Skiers and snowboarders on the slopes at Bear Mountain, left and Snow Summit, right, Monday January 27, 2014 at Bear Mountain Resorts in Big Bear Lake. (Staff photo by LaFonzo Carter/The Sun)
By Jim Steinberg, San Bernardino Sun
Posted: 01/29/14, 7:41 PM PST |
BIG BEAR LAKE >> Sean and Cynda Johnson hadn’t had a break from work since their honeymoon two years ago.
So the Laguna Beach couple decided to take a three-day winter getaway here.
What did they in do in this ski resort area, known for its prime skiing this time of year?
“We went horseback riding,” Sean Johnson said on a recent afternoon as he and his wife sat sunning themselves on a concrete planter in a nearly empty shopping district.
“Snow would have been nice, but at that point what was important was to get away and relax,” he said.

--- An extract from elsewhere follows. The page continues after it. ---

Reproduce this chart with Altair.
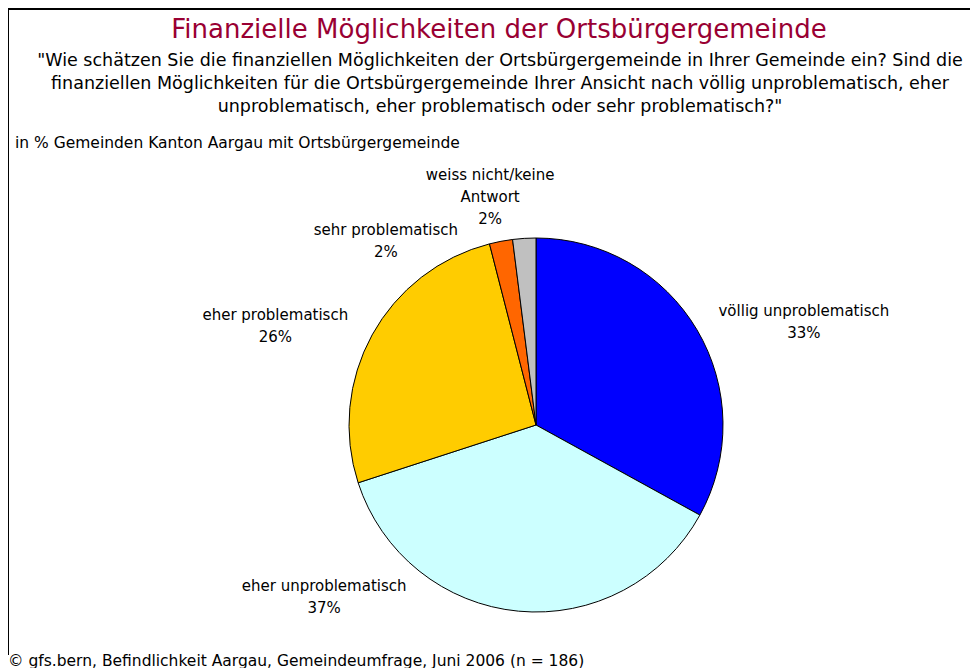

As a harsh winter storm blanketed the South on Wednesday, residents and workers in this West Coast mountain micro-economy at the outer edge of the Los Angeles metro area worried that the driest winter in recent memory has sent their economy into a downward spiral.
And weather specialists don’t have strong words of hope for them despite a small chance of snow coming today in Southern California mountains.
“There is a very slim chance of catching up to the average snowfall,” said Noah Isla, meteorologist with the National Weather Service in San Diego. “There needs to be a whole series of storms.”
Isla rattled off some sobering numbers.
At Big Bear Lake, 4.4 inches of snow has fallen this season — November through January — and all of that came in December. That’s compared to a historical average of 29.4 inches for the same period, Isla said.
Historically, between 1959 and 2012, the average winter season — from November to March — snowfall in Big Bear Lake has been 70 inches, Isla said.
And as winter marches on, state officials aren’t offering much solace.
The state’s drought, now going into its third year, has left the vital snowpack in the Sierra mostly barren of snow, leaving the state’s reservoirs low and hopes for more of the white stuff dwindling, according to the Department of Water Resources.
Measurements on Jan. 3 found water content in the state’s snowpack at about 20 percent of average for that date, according to the department. And that snowpack provides about a third of the water used by the state’s farms and cities.